The western descent, facing a moisture-laden, aërial current from the Pacific, condenses on its higher portions a great amount of water, which has piled upon the summits in the form of snow, and is absorbed upon the upper plateau by an exuberant growth of forest. This prevalent wind, which during most undisturbed periods blows continuously from the ocean, strikes first upon the western slope of the Coast Range, and there discharges, both as fog and rain, a very great sum of moisture; but, being ever reinforced, it blows over their crest, and, hurrying eastward, strikes the Sierras at about four thousand feet above sea-level. Below this line the foothills are oppressed by an habitual dryness, which produces a rusty olive tone throughout nearly all the large conspicuous vegetation, scorches the red soil, and, during the long summer, overlays the whole region with a cloud of dust.

Dull and monotonous in color, there are, however, certain elements of picturesqueness in this lower zone. Its oak-clad hills wander out into the great, plain-like coast promontories, enclosing yellow or, in spring-time, green bays of prairie. The hill-forms are rounded, or stretch in long, longitudinal ridges, broken across by the river cañons. Above this zone of red earth, softly modelled undulations, and dull, grayish groves, with a chain of mining towns, dotted ranches and vineyards, rise the swelling middle heights of the Sierras, a broad, billowy plateau cut by sharp, sudden cañons, and sweeping up, with its dark, superb growth of coniferous forest to the feet of the summit-peaks.

For a breadth of forty miles, all along the chain, is spread this continuous belt of pines. From Walker’s Pass to Sitka one may ride through an unbroken forest, and will find its character and aspect vary constantly in strict accordance with the laws of altitude and moisture, each of the several species of coniferous trees taking its position with an almost mathematical precision.

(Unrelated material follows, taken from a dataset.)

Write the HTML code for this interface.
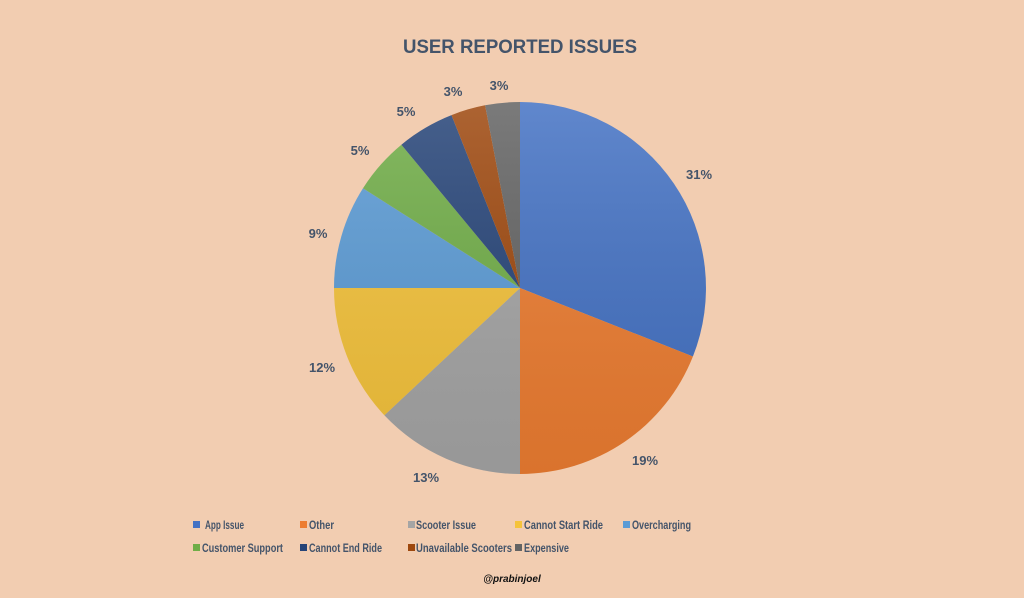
<!DOCTYPE html>
<html><head><meta charset="utf-8"><style>
body{margin:0;width:1024px;height:593px;background:#F2CDB1;font-family:"Liberation Sans",sans-serif;overflow:hidden}
</style></head><body>
<svg width="1024" height="593" xmlns="http://www.w3.org/2000/svg">
<defs>
<linearGradient id="g" x1="0" y1="0" x2="0" y2="1"><stop offset="0" stop-color="#fff" stop-opacity="0.15"/><stop offset="1" stop-color="#000" stop-opacity="0.08"/></linearGradient>
</defs>
<text x="520" y="53" text-anchor="middle" font-size="19" font-weight="bold" fill="#44546A" textLength="234" lengthAdjust="spacingAndGlyphs">USER REPORTED ISSUES</text>
<g>
<path d="M520,288 L520,102 A186,186 0 0 1 692.9,356.5 Z" fill="#4472C4"/>
<path d="M520,288 L692.9,356.5 A186,186 0 0 1 520,474 Z" fill="#ED7D31"/>
<path d="M520,288 L520,474 A186,186 0 0 1 384.4,415.3 Z" fill="#A5A5A5"/>
<path d="M520,288 L384.4,415.3 A186,186 0 0 1 334,288 Z" fill="#F5C33B"/>
<path d="M520,288 L334,288 A186,186 0 0 1 363,188.3 Z" fill="#5B9BD5"/>
<path d="M520,288 L363,188.3 A186,186 0 0 1 401.4,144.7 Z" fill="#70AD47"/>
<path d="M520,288 L401.4,144.7 A186,186 0 0 1 451.5,115.1 Z" fill="#264478"/>
<path d="M520,288 L451.5,115.1 A186,186 0 0 1 485.1,105.3 Z" fill="#9E480E"/>
<path d="M520,288 L485.1,105.3 A186,186 0 0 1 520,102 Z" fill="#636363"/>
</g>
<circle cx="520" cy="288" r="186" fill="url(#g)"/>
<g font-size="13" font-weight="bold" fill="#44546A" text-anchor="middle">
<text x="699" y="179">31%</text>
<text x="645" y="465">19%</text>
<text x="426" y="482">13%</text>
<text x="322" y="372">12%</text>
<text x="318" y="238">9%</text>
<text x="360" y="155">5%</text>
<text x="406" y="116">5%</text>
<text x="453" y="96">3%</text>
<text x="499" y="90">3%</text>
</g>
<g font-size="12" font-weight="bold" fill="#44546A" lengthAdjust="spacingAndGlyphs">
<rect x="193" y="521" width="7" height="7" fill="#4472C4"/><text x="205" y="529" textLength="39" lengthAdjust="spacingAndGlyphs">App Issue</text>
<rect x="300" y="521" width="7" height="7" fill="#ED7D31"/><text x="309" y="529" textLength="25" lengthAdjust="spacingAndGlyphs">Other</text>
<rect x="408" y="521" width="7" height="7" fill="#A5A5A5"/><text x="416" y="529" textLength="60" lengthAdjust="spacingAndGlyphs">Scooter Issue</text>
<rect x="515" y="521" width="7" height="7" fill="#F5C33B"/><text x="524" y="529" textLength="79" lengthAdjust="spacingAndGlyphs">Cannot Start Ride</text>
<rect x="623" y="521" width="7" height="7" fill="#5B9BD5"/><text x="632" y="529" textLength="59" lengthAdjust="spacingAndGlyphs">Overcharging</text>
<rect x="193" y="544" width="7" height="7" fill="#70AD47"/><text x="202" y="552" textLength="81" lengthAdjust="spacingAndGlyphs">Customer Support</text>
<rect x="300" y="544" width="7" height="7" fill="#264478"/><text x="309" y="552" textLength="73" lengthAdjust="spacingAndGlyphs">Cannot End Ride</text>
<rect x="408" y="544" width="7" height="7" fill="#9E480E"/><text x="416" y="552" textLength="96" lengthAdjust="spacingAndGlyphs">Unavailable Scooters</text>
<rect x="515" y="544" width="7" height="7" fill="#636363"/><text x="524" y="552" textLength="45" lengthAdjust="spacingAndGlyphs">Expensive</text>
</g>
<text x="512" y="582" text-anchor="middle" font-size="10" font-weight="bold" font-style="italic" fill="#111">@prabinjoel</text>
</svg>
</body></html>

Where low gaps in the Coast Range give free access to the western wind, there the forest sweeps downward and encamps upon the foot-hills, and, continuing northward, it advances toward the coast, securing for itself over this whole distance about the same physical conditions; so that a tree which finds itself at home on the shore of Puget’s Sound, in the latitude of Middle California has climbed the Sierras to a height of six thousand feet, finding there its normal requirements of damp, cool air. As if to economize the whole surface of the Sierra, the forest is mainly made up of twelve species of coniferæ, each having its own definitely circumscribed limits of temperature, and yet being able successively to occupy the whole middle Sierra up to the foot of the perpetual snow. The average range in altitude of each species is about twenty-five hundred feet, so that you pass imperceptibly from the zone of one species into that of the next. Frequently three or four are commingled, their varied habit, characteristic foliage, and richly colored trunks uniting to make the most stately of forests.

In the centre of the coniferous belt is assembled the most remarkable family of trees. Those which approach the perpetual snow are imperfect, gnarled, storm-bent; full of character and suggestion, but lacking the symmetry, the rich, living green, and the great size of their lower neighbors. In the other extreme of the pine-belt, growing side by side with foothill oaks, is an equally imperfect species, which, although attaining a very great size, still has the air of an abnormal tree. The conditions of drought on the one hand, and rigorous storms on the other, injure and blast alike, while the more verdant centre, furnishing the finest conditions, produces a forest whose profusion and grandeur fill the traveller with the liveliest admiration.

Toward the south the growth of the forest is more open and grove-like, the individual trees becoming proportionally larger and reaching their highest development. Northward its density increases, to the injury of individual pines, until the branches finally interlock, and at last on the shores of British Columbia the trunks are so densely assembled that a dead tree is held in its upright position by the arms of its fellows.